Ukrainian, Western, and UN officials immediately denounced Russia’s attack, accusing the Kremlin of continuing to threaten global food supplies and endangering the lives of millions of people around the world.

"This proves only one thing: no matter what Russia says and promises, it will find ways not to implement [the grain deal," Ukrainian President Volodymyr Zelenskiy said following the attack.

The Kremlin did not immediately respond to requests for comment.

After months of talks, Russia and Ukraine finally signed separate agreements with Turkey and the United Nations on July 22, allowing millions of tons of desperately needed grain -- currently trapped in Ukraine by the war -- to be exported across the Black Sea and help alleviate the global food crisis.

Ukraine is one of the world’s largest exporters of wheat, corn, and sunflower oil, but Russia’s invasion of the country and naval blockade of its ports have halted shipments.

That has caused global food prices to spike, leaving millions of people in impoverished countries at risk of hunger and sparking fears of social unrest.

Under the agreement signed in Istanbul, Ukrainian officials would guide ships through safe channels across mined waters into three ports, including Odesa, where they would be loaded with grain.
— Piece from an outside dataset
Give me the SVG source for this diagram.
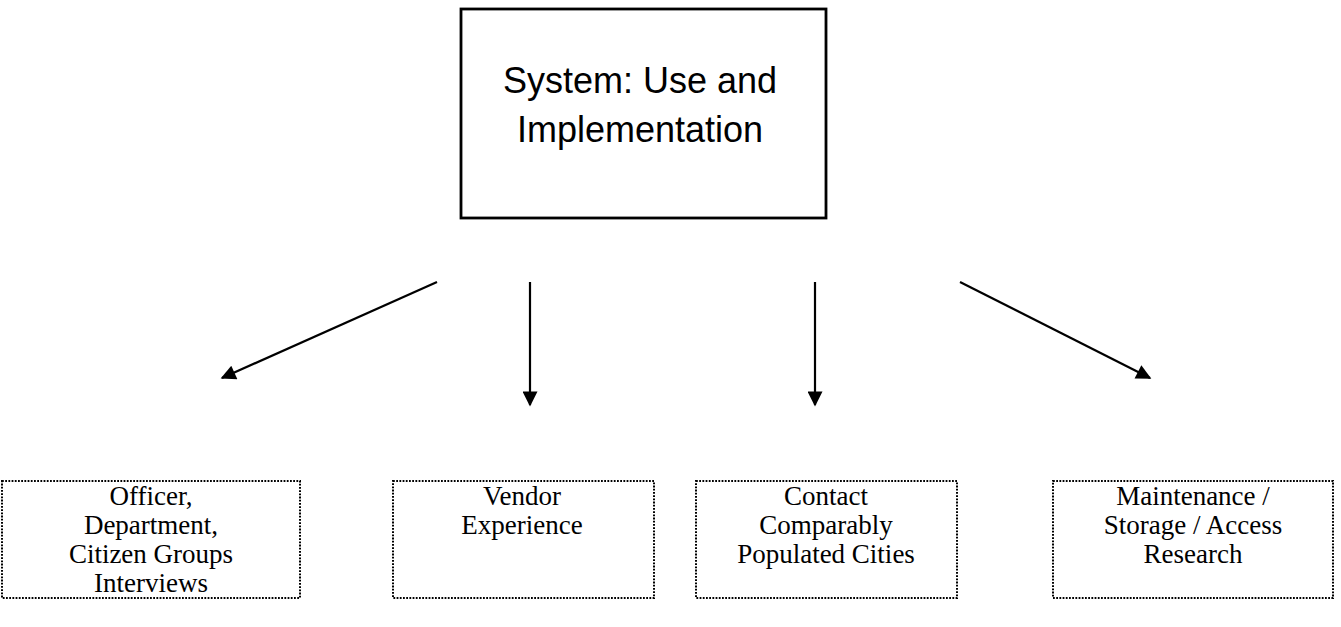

Kyiv said around 20 million tons of produce from last year's harvest and the current crop would be exported under the agreement. The exports could generate $10 billion in revenue for cash-strapped Ukraine.

U.S. Ambassador to Ukraine Bridget Brink called the attack “outrageous” and a sign the Kremlin “continues to weaponize food.”

German Foreign Minister Annalena Baerbock called the strike a “cowardly” attack and said its shows that “the Russian leadership's signature counts for little at the moment."

Turkish Defense Minister Hulusi Akar said Ankara, a key interlocutor in the grain talks, was “concerned” by the attack.

Natalya Humeniuk, a spokesperson for Ukraine’s southern military command, said one of the missiles hit a pumping station while the other caused a small fire that damaged houses around the port.

She said the grain storage area was not hit. No casualties have yet been reported.

Ukraine’s Foreign Ministry said that “Russia would bear full responsibility for deepening the global food crisis” if the strikes caused the deal to collapse.

Russian President Vladimir Putin has repeatedly denied responsibility for the food crisis, and has blamed Western sanctions for slowing Russia’s own food and fertilizer exports.

He has also blamed the food crisis on Ukraine’s decision to lay mines around its Black Sea ports.

Ukraine was forced to mine the area around its ports to prevent Russia from invading its territory by sea.